Il y a dans le cœur de certains de nos pauvres un mal qui les perdra s’ils n’arrivent pas à en triompher. Ils ont accepté la vérité en gardant leurs habitudes grossières, rudes et incultes. Il leur faut un certain temps pour s’en apercevoir et se rendre compte que cela ne s’accorde pas avec le caractère du Christ. Ils considèrent ceux qui sont plus rangés et cultivés comme des gens fiers et on peut les entendre dire: “La vérité nous abaisse tous au même niveau.” Mais c’est une erreur complète de penser que la vérité abaisse celui qui l’accepte. Au contraire, elle élève, affine les goûts, sanctifie le jugement et, si elle est vécue, rend de plus en plus apte à la société des saints anges dans la cité de Dieu. La vérité est destinée à nous amener tous à un niveau élevé.
Ceux qui ont le plus de sagesse devraient toujours se comporter noblement et généreusement avec leurs frères plus pauvres, leur donner de bons conseils et les laisser ensuite livrer eux-mêmes les batailles de la vie. Mais il m’a été montré que l’Eglise a le devoir solennel de s’occuper tout spécialement des veuves, des orphelins et des infirmes privés de ressources.

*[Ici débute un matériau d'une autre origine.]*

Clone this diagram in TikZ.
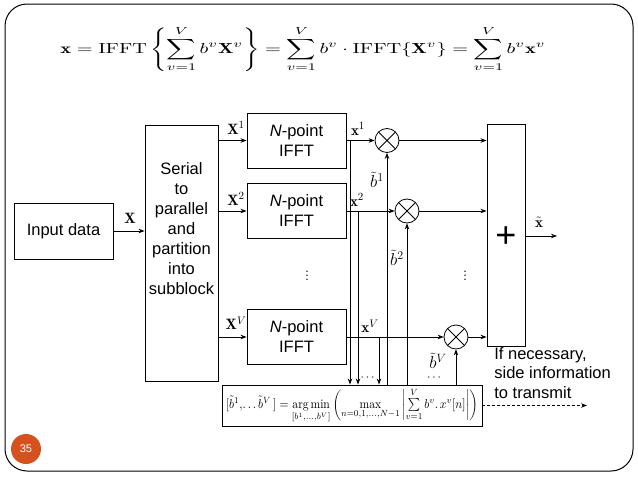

La vérité ne sanctifie pas tous ceux qui professent croire en elle; aussi certains d’entre eux n’ont pas à cœur de vendre un peu moins cher à un frère pauvre, alors qu’ils le feraient avec un homme du monde avisé. Ils n’aiment pas leur prochain comme eux-mêmes. Il serait agréable à Dieu de voir moins d’égoïsme et plus de désintéressement.—1868, Testimonies for the Church 2:51.